Literature also focuses on Padmé's career as the monarch of Naboo. The young-adult novel Star Wars Episode I Journal: Amidala (1999) depicts Padmé narrowly escaping the Trade Federation. The Queen's Amulet (1999) explores the friendship between Padmé and her handmaiden Sabé immediately before the events of The Phantom Menace. In the short comic "The Artist of Naboo", a young painter features Padmé in his work and later risks his life to save her. Padmé's role in the Delegation of 2000—the senatorial resistance movement to Palpatine's growing absolutism—is discussed in Labyrinth of Evil (2005). The Delegation is concerned with Palpatine's calls for public surveillance and restrictions on freedom of movement and action. Padmé is confident that Palpatine will relinquish his power when the crisis is over.
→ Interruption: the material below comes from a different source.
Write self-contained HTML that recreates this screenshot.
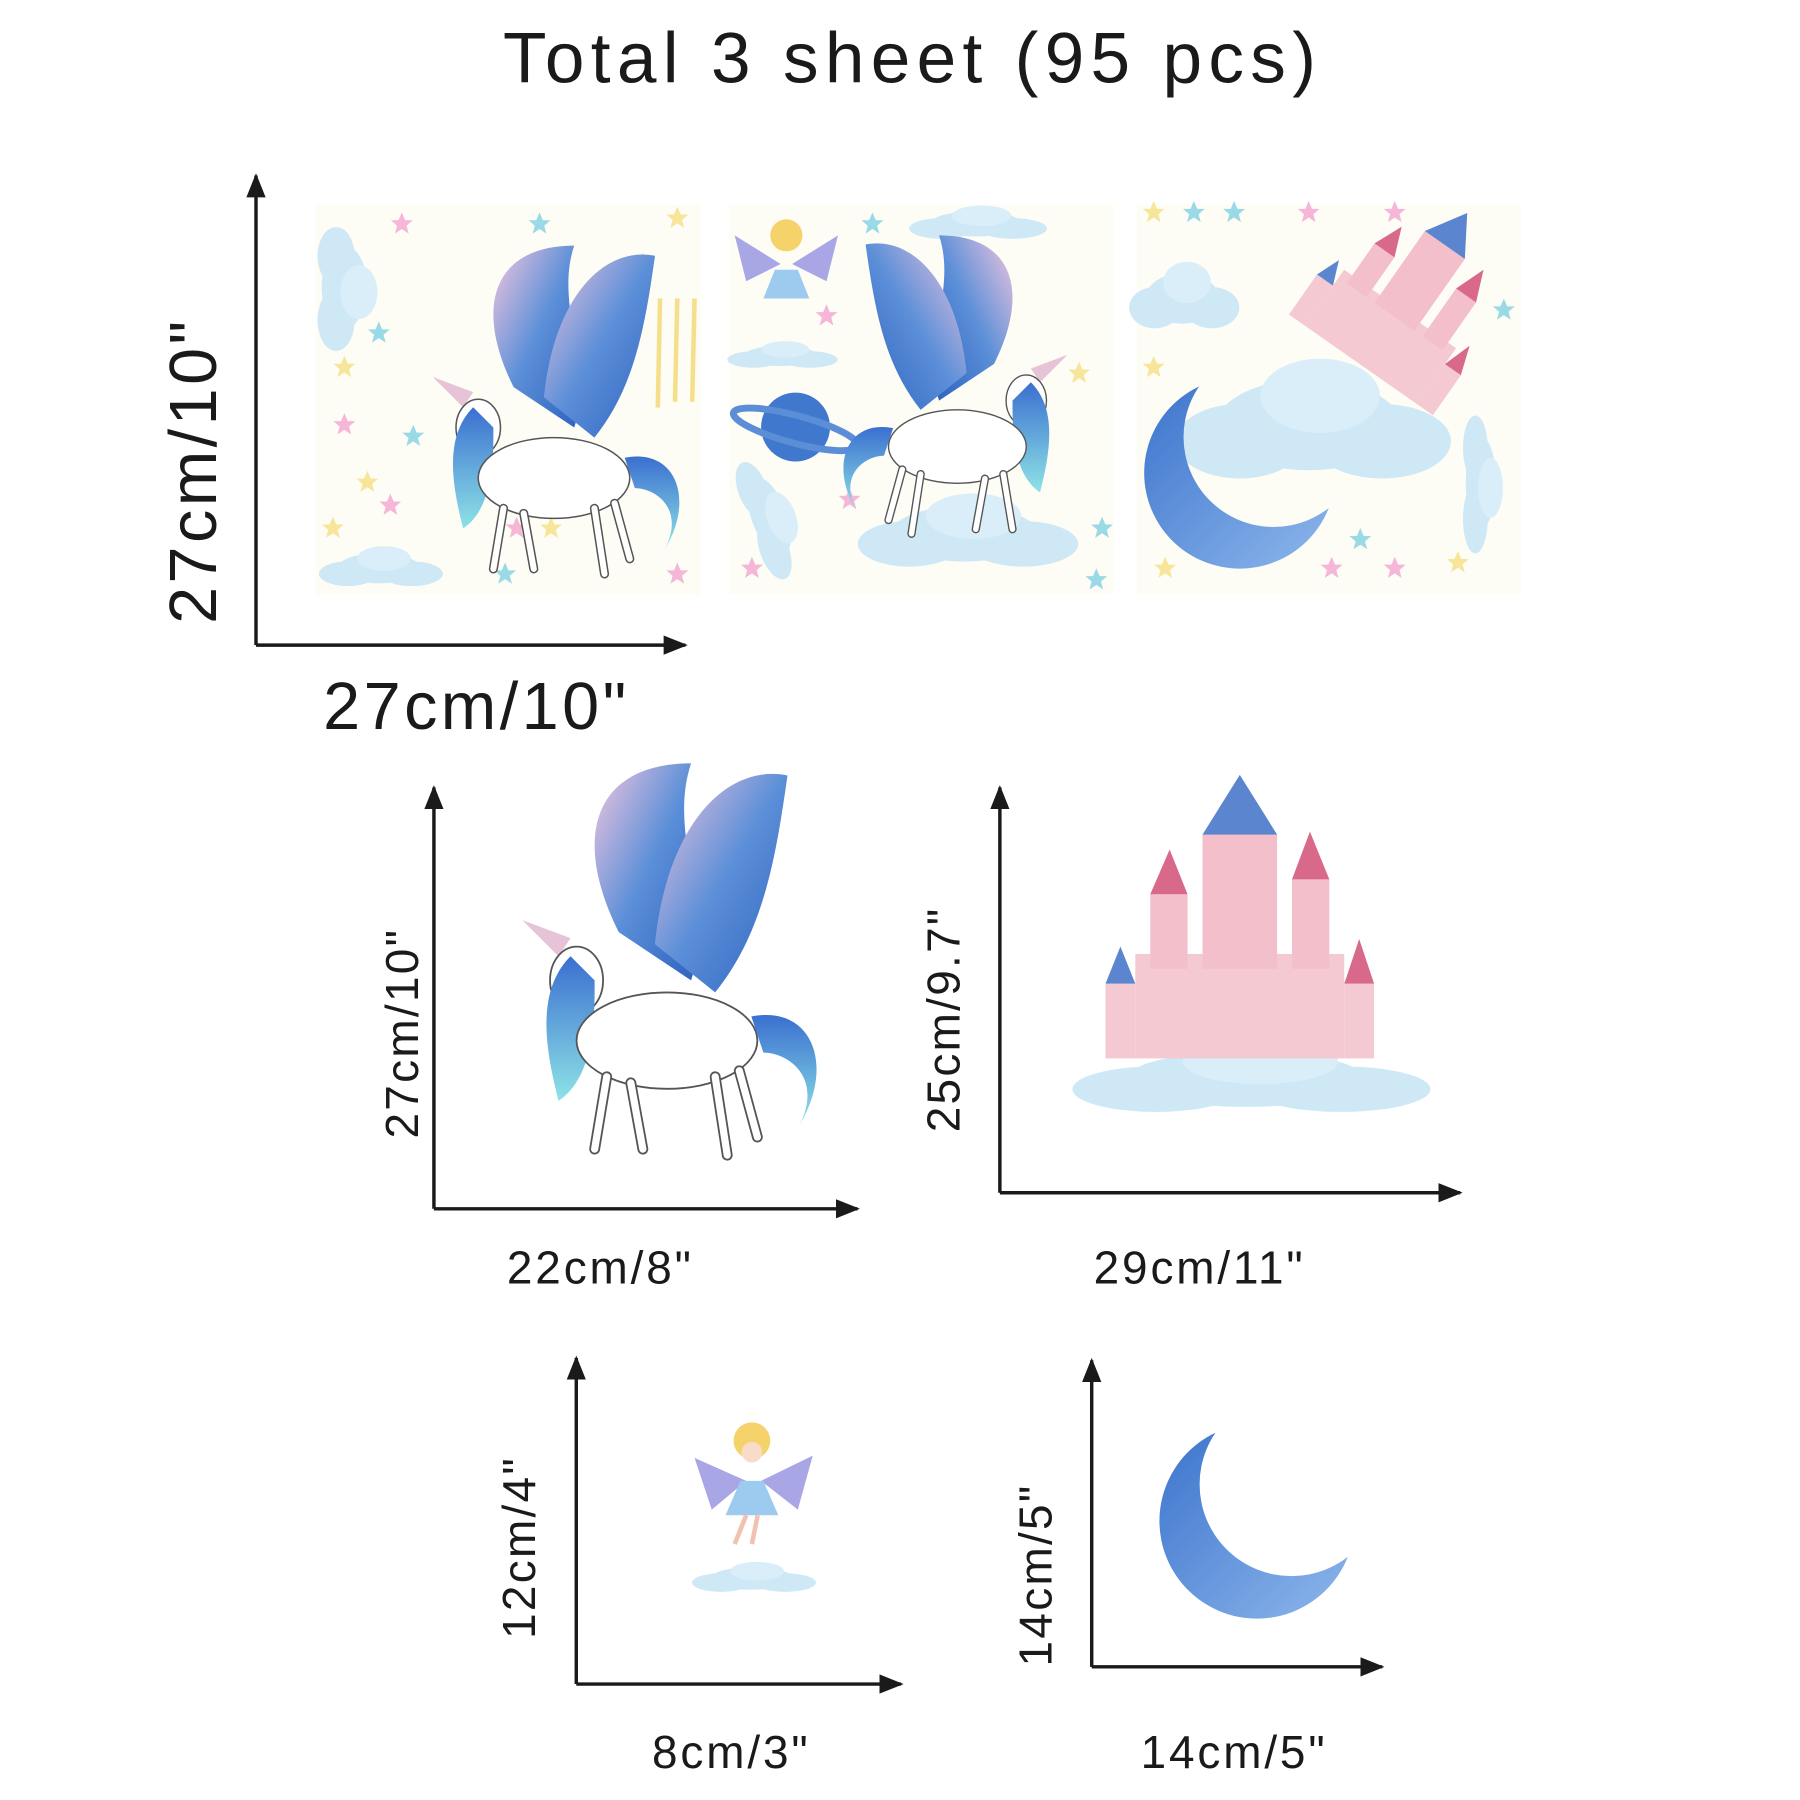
<!DOCTYPE html>
<html><head><meta charset="utf-8"><style>
html,body{margin:0;padding:0;background:#fff;}
svg{display:block;}
text{font-family:"Liberation Sans",Arial,sans-serif;fill:#1a1a1a;}
</style></head><body>
<svg width="1800" height="1800" viewBox="0 0 1568 1568" xmlns="http://www.w3.org/2000/svg">
<defs>
<marker id="ar" viewBox="0 0 10 10" refX="9" refY="5" markerWidth="7" markerHeight="7" orient="auto-start-reverse"><path d="M0,1 L10,5 L0,9 z" fill="#1a1a1a"/></marker>
<linearGradient id="wing" x1="0" y1="0" x2="1" y2="1"><stop offset="0" stop-color="#f3c6df"/><stop offset="0.5" stop-color="#5b8fd8"/><stop offset="1" stop-color="#2e62c0"/></linearGradient>
<linearGradient id="mane" x1="0" y1="0" x2="0" y2="1"><stop offset="0" stop-color="#3a6fd0"/><stop offset="1" stop-color="#8ee3e6"/></linearGradient>
<linearGradient id="moon" x1="0" y1="0" x2="1" y2="1"><stop offset="0" stop-color="#3a72cc"/><stop offset="1" stop-color="#8fb8ec"/></linearGradient>
<mask id="moonMask" maskUnits="userSpaceOnUse" x="-100" y="-100" width="200" height="200"><rect x="-100" y="-100" width="200" height="200" fill="#fff"/><circle cx="30" cy="-32" r="80" fill="#000"/></mask>
<g id="cloud"><ellipse cx="0" cy="0" rx="40" ry="22" fill="#cfe8f6"/><ellipse cx="-30" cy="8" rx="28" ry="18" fill="#cfe8f6"/><ellipse cx="32" cy="8" rx="30" ry="18" fill="#cfe8f6"/><ellipse cx="5" cy="-14" rx="26" ry="18" fill="#d9eef8"/></g>
<polygon id="star" points="0,-10 2.9,-3.1 9.5,-3.1 4.1,1.6 6,8.5 0,4.5 -6,8.5 -4.1,1.6 -9.5,-3.1 -2.9,-3.1"/>
<g id="moonShape"><circle cx="0" cy="0" r="85" fill="url(#moon)" mask="url(#moonMask)"/></g>
<g id="unicorn">
 <path d="M-20,-60 C-60,-140 -40,-200 40,-200 C20,-140 60,-80 40,-20 z" fill="url(#wing)"/>
 <path d="M10,-50 C20,-150 70,-200 120,-190 C110,-120 100,-60 60,-10 z" fill="url(#wing)"/>
 <path d="M-70,-40 L-100,-70 L-60,-55 z" fill="#e7c3d8"/>
 <ellipse cx="-55" cy="-20" rx="22" ry="28" fill="#fff" stroke="#555" stroke-width="1.5"/>
 <path d="M-60,-40 C-90,-10 -80,40 -70,80 C-40,60 -40,10 -40,-20 z" fill="url(#mane)"/>
 <ellipse cx="20" cy="30" rx="75" ry="40" fill="#fff" stroke="#555" stroke-width="1.5"/>
 <path d="M-30,60 L-40,120 M-10,65 L0,120 M60,60 L70,125 M80,55 L95,110" stroke="#555" stroke-width="9" stroke-linecap="round"/>
 <path d="M-30,60 L-40,120 M-10,65 L0,120 M60,60 L70,125 M80,55 L95,110" stroke="#fff" stroke-width="6" stroke-linecap="round"/>
 <path d="M90,10 C140,0 160,50 130,100 C150,60 120,40 100,40 z" fill="url(#mane)"/>
</g>
<g id="castle">
 <rect x="-70" y="-30" width="140" height="70" fill="#f5c9d2"/>
 <rect x="-25" y="-110" width="50" height="90" fill="#f3bfcb"/>
 <rect x="-60" y="-70" width="25" height="50" fill="#f3bfcb"/><rect x="35" y="-80" width="25" height="60" fill="#f3bfcb"/>
 <polygon points="-25,-110 0,-150 25,-110" fill="#5b86cf"/><polygon points="-60,-70 -47,-100 -35,-70" fill="#d8698a"/><polygon points="35,-80 47,-112 60,-80" fill="#d8698a"/>
 <polygon points="-90,-10 -80,-35 -70,-10" fill="#5b86cf"/><polygon points="70,-10 80,-40 90,-10" fill="#d8698a"/>
 <rect x="-90" y="-10" width="20" height="50" fill="#f5c9d2"/><rect x="70" y="-10" width="20" height="50" fill="#f5c9d2"/>
</g>
</defs>

<text x="795" y="72" font-size="62" letter-spacing="5.5" text-anchor="middle">Total 3 sheet (95 pcs)</text>

<!-- sheets -->
<g>
 <rect x="275" y="178" width="335" height="340" fill="#fdfdf6"/>
 <use href="#cloud" transform="translate(300,250) rotate(90) scale(0.9)"/>
 <use href="#cloud" transform="translate(330,495) scale(0.9,0.6)"/>
 <g fill="#f7e59a"><use href="#star" x="300" y="320"/><use href="#star" x="320" y="420"/><use href="#star" x="590" y="190"/><use href="#star" x="560" y="230"/><use href="#star" x="290" y="460"/><use href="#star" x="480" y="460"/></g>
 <g fill="#f5b6d8"><use href="#star" x="350" y="195"/><use href="#star" x="300" y="370"/><use href="#star" x="340" y="440"/><use href="#star" x="590" y="500"/><use href="#star" x="450" y="460"/></g>
 <g fill="#9ad9e6"><use href="#star" x="470" y="195"/><use href="#star" x="330" y="290"/><use href="#star" x="360" y="380"/><use href="#star" x="440" y="500"/></g>
 <g stroke="#f6df8a" stroke-width="4"><line x1="575" y1="260" x2="573" y2="355"/><line x1="590" y1="260" x2="588" y2="350"/><line x1="605" y1="260" x2="603" y2="350"/></g>
 <use href="#unicorn" transform="translate(465,390) scale(0.88)"/>
</g>
<g>
 <rect x="635" y="178" width="335" height="340" fill="#fdfdf6"/>
 <use href="#cloud" transform="translate(850,195) scale(1,0.5)"/>
 <use href="#cloud" transform="translate(680,310) scale(0.8,0.4)"/>
 <use href="#cloud" transform="translate(840,465) scale(1.6,1.1)"/>
 <use href="#cloud" transform="translate(670,450) rotate(70) scale(0.9,0.7)"/>
 <circle cx="693" cy="372" r="30" fill="#3f78cc"/><ellipse cx="693" cy="374" rx="56" ry="12" fill="none" stroke="#5b8ed6" stroke-width="6" transform="rotate(15 693 374)"/>
 <circle cx="685" cy="205" r="14" fill="#f5d26a"/><path d="M640,205 L680,230 L650,245 z M730,205 L690,230 L720,245 z" fill="#a9a6e6"/><path d="M675,235 L695,235 L705,260 L665,260 z" fill="#9ccbef"/>
 <g fill="#f5b6d8"><use href="#star" x="720" y="275"/><use href="#star" x="740" y="435"/><use href="#star" x="655" y="495"/></g>
 <g fill="#9ad9e6"><use href="#star" x="760" y="195"/><use href="#star" x="955" y="505"/><use href="#star" x="960" y="460"/></g>
 <g fill="#f7e59a"><use href="#star" x="940" y="325"/><use href="#star" x="810" y="395"/></g>
 <use href="#unicorn" transform="translate(850,365) scale(-0.8,0.8)"/>
</g>
<g>
 <rect x="990" y="178" width="335" height="340" fill="#fdfdf6"/>
 <use href="#cloud" transform="translate(1140,370) scale(2,1.8)"/>
 <use href="#cloud" transform="translate(1290,420) rotate(90) scale(1,0.6)"/>
 <use href="#cloud" transform="translate(1030,260) scale(0.8,1)"/>
 <use href="#castle" transform="translate(1205,290) rotate(35) scale(0.85)"/>
 <use href="#moonShape" transform="translate(1080,412) scale(0.98)"/>
 <g fill="#f5b6d8"><use href="#star" x="1140" y="185"/><use href="#star" x="1215" y="185"/><use href="#star" x="1215" y="495"/><use href="#star" x="1160" y="495"/></g>
 <g fill="#9ad9e6"><use href="#star" x="1040" y="185"/><use href="#star" x="1075" y="185"/><use href="#star" x="1185" y="470"/><use href="#star" x="1310" y="270"/></g>
 <g fill="#f7e59a"><use href="#star" x="1005" y="185"/><use href="#star" x="1005" y="320"/><use href="#star" x="1270" y="490"/><use href="#star" x="1015" y="495"/></g>
</g>

<!-- axes set 1 -->
<g stroke="#1a1a1a" stroke-width="3" fill="none">
 <path d="M223,562 L223,153" marker-end="url(#ar)"/><path d="M223,562 L597,562" marker-end="url(#ar)"/>
</g>
<text font-size="58" letter-spacing="3" text-anchor="middle" transform="translate(188,410) rotate(-90)">27cm/10"</text>
<text font-size="58" letter-spacing="3" text-anchor="middle" x="415" y="635">27cm/10"</text>

<!-- set 2 unicorn -->
<use href="#unicorn" transform="translate(560,875) scale(1.05)"/>
<g stroke="#1a1a1a" stroke-width="3" fill="none">
 <path d="M378,1053 L378,686" marker-end="url(#ar)"/><path d="M378,1053 L747,1053" marker-end="url(#ar)"/>
</g>
<text font-size="40" letter-spacing="2" text-anchor="middle" transform="translate(364,900) rotate(-90)">27cm/10"</text>
<text font-size="40" letter-spacing="2.5" text-anchor="middle" x="523" y="1118">22cm/8"</text>

<!-- set 3 castle -->
<g>
 <use href="#cloud" transform="translate(1085,940) scale(2.6,1.1)"/>
 <use href="#castle" transform="translate(1080,870) scale(1.3)"/>
</g>
<g stroke="#1a1a1a" stroke-width="3" fill="none">
 <path d="M871,1039 L871,686" marker-end="url(#ar)"/><path d="M871,1039 L1272,1039" marker-end="url(#ar)"/>
</g>
<text font-size="40" letter-spacing="2" text-anchor="middle" transform="translate(836,888) rotate(-90)">25cm/9.7"</text>
<text font-size="40" letter-spacing="2.5" text-anchor="middle" x="1045" y="1118">29cm/11"</text>

<!-- set 4 fairy -->
<g>
 <use href="#cloud" transform="translate(655,1375) scale(0.9,0.45)"/>
 <path d="M605,1270 L650,1290 L620,1315 z M708,1268 L663,1290 L695,1315 z" fill="#a9a6e6"/>
 <circle cx="655" cy="1255" r="16" fill="#f5d26a"/><circle cx="655" cy="1265" r="9" fill="#f8dcc8"/>
 <path d="M645,1290 L665,1290 L678,1320 L632,1320 z" fill="#9ccbef"/>
 <path d="M650,1320 L640,1345 M660,1320 L655,1345" stroke="#f1c2b0" stroke-width="4"/>
</g>
<g stroke="#1a1a1a" stroke-width="3" fill="none">
 <path d="M502,1467 L502,1183" marker-end="url(#ar)"/><path d="M502,1467 L785,1467" marker-end="url(#ar)"/>
</g>
<text font-size="40" letter-spacing="2" text-anchor="middle" transform="translate(466,1348) rotate(-90)">12cm/4"</text>
<text font-size="40" letter-spacing="2.5" text-anchor="middle" x="637" y="1540">8cm/3"</text>

<!-- set 5 moon -->
<use href="#moonShape" transform="translate(1095,1325)"/>
<g stroke="#1a1a1a" stroke-width="3" fill="none">
 <path d="M951,1452 L951,1185" marker-end="url(#ar)"/><path d="M951,1452 L1204,1452" marker-end="url(#ar)"/>
</g>
<text font-size="40" letter-spacing="2" text-anchor="middle" transform="translate(916,1372) rotate(-90)">14cm/5"</text>
<text font-size="40" letter-spacing="2.5" text-anchor="middle" x="1075" y="1540">14cm/5"</text>
</svg>
</body></html>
Padmé appears in stories set after the events of the original trilogy as holograms and flashbacks. The Joiner King (2005), the first book in the Dark Nest trilogy, is set 35 years after Star Wars. Luke discovers a hologram recorded by R2-D2 of Anakin informing Padmé of his vision of her death in childbirth. This is the first time Luke sees an image of his mother. Another hologram depicts a conversation between Padmé and Obi-Wan, and allows Luke and Leia to hear their mother's name for the first time. In the final novel of the trilogy, The Swarm War, Luke and Leia see Padmé's death and their own births.

===Clone Wars===
The animated television series Clone Wars is part of the Legends universe. Padmé appears in eight chapters of the series, which aired on Cartoon Network from 2003 to 2005. She is secluded on Coruscant and maintains correspondence with Anakin while he is fighting in the Clone Wars. In one chapter, Padmé is traveling with Yoda when he senses a disturbance in the Force coming from the planet Ilum. Despite Captain Typho's protest, she helps Yoda rescue Jedi Master Luminara Unduli and the Padawan Barriss Offee. In another chapter of the series, she is thrilled by Anakin's graduation to Jedi Knight, and stores his Padawan braid with the necklace he gave her when they first met. Grey DeLisle voices Padmé in the series.